Non-trainable parameters are quite a broad subject. A straightforward example is to consider the case of any specific NN model and its architecture.
Say we have already setup your network definition in Keras, and your architecture is something like 256->500->500->1. Based on this definition, we seem to have a Regression Model (one output) with two hidden layers (500 nodes each) and an input of 256.
One non-trainable parameters of your model is, for example, the number of hidden layers itself (2). Other could be the nodes on each hidden layer (500 in this case), or even the nodes on each individual layer, giving you one parameter per layer plus the number of layers itself.
These parameters are "non-trainable" because you can't optimize its value with your training data. Training algorithms (like back-propagation) will optimize and update the weights of your network, which are the actual trainable parameters here (usually several thousands, depending on your connections). Your training data as it is can't help you determine those non-trainable parameters.
However, this does not mean that numberHiddenLayers is not trainable at all, it only means that in this model and its implementation we are unable to do so. We could make numberHiddenLayers trainable; the easiest way would be to define another ML algorithm that takes this model as input and trains it with several values of numberHiddenLayers. The best value is obtained with the model that outperformed the others, thus optimizing the numberHiddenLayers variable.

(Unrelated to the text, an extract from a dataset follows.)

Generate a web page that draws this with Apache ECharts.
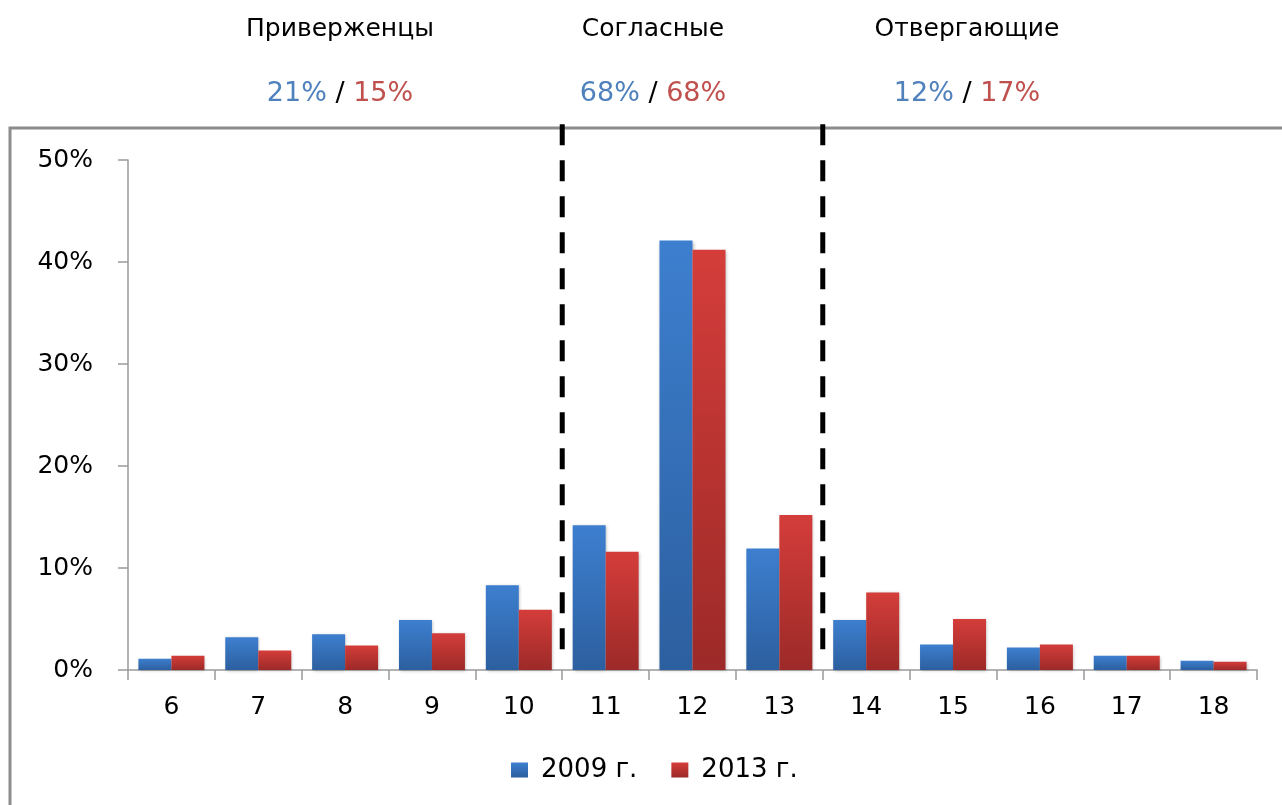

In other words, non-trainable parameters of a model are those that you will not be updating and optimized during training, and that have to be defined a priori, or passed as inputs.
It is clear that if you freeze any layer of the network. all params on that frozen layer turn to non-trainable. On the other hand if you design your network from the scratch, it might have some non-trainable parameters too. For instance batchnormalization layer has 4 parameter which are;
[gamma weights, beta weights, moving_mean, moving_variance]
The first two of them are trainable but last two are not. So the batch normalization layer is highly probably the reason that your custom network has non-trainable paramteres.